Loss of communication between system elements can be detected almost immediately and used to generate the appropriate local and general alarms. The wireless server does this by regularly polling the instruments in the system. If a remotely located instrument fails to respond when polled, the wireless server is alerted to the existence of a potential communication problem. Similarly, the remotely located instrument expects to be polled by the server. Failure of the remotely located instrument to be polled is also cause for an alarm to be generated, this time by the remotely located gas detector.

Real Time Wireless Communication leads to Enhanced Worker Safety

A very important use of real time wireless communication technology is in confined space entry and rescue procedures. Wireless technology substantially improves the ability of supervisors to maintain communication with entrants, to alert workers if there is a need to evacuate the area, as well as to coordinate rescue activities. Regulations vary, but in many jurisdictions, certain types of confined space entries are permissibly made on a regular basis, without the presence of an on-hand safety attendant. In this case, the inclusion of real time monitoring data transmitted to a central location is a clear enhancement in the safety of entrants.

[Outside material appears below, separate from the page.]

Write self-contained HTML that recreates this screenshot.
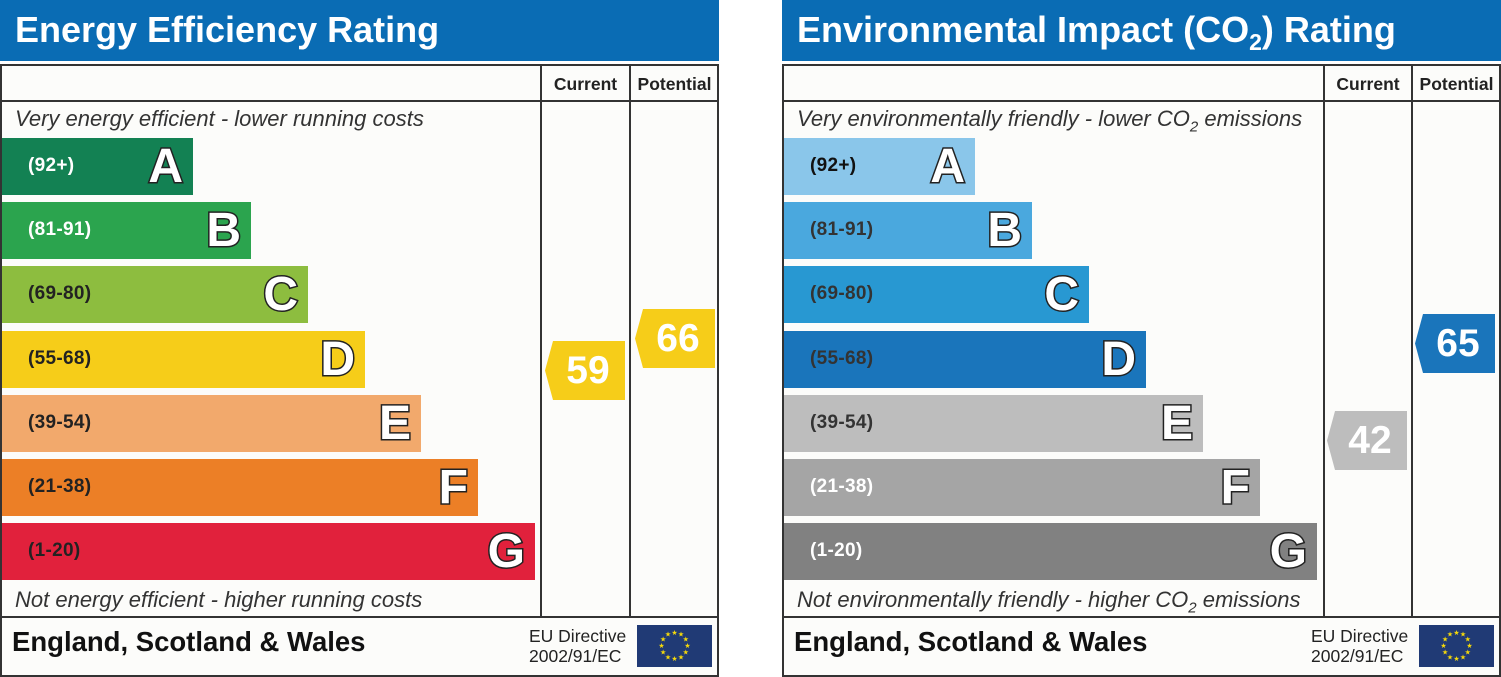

Wireless communication provides a particular benefit where, in the event of an emergency, rescue services are to be provided by a “third-party” provider. The timeliness in sounding the alarm and/or activating the response team is crucial to the ability of the team to successfully respond to the incident.

When it comes to worker safety, it’s not enough just to monitor the conditions in the atmosphere. It’s what you do with the information that counts. Using wireless technology to distribute information in real time to the people and places where it is needed is transforming workplace safety. The wireless revolution is here to stay.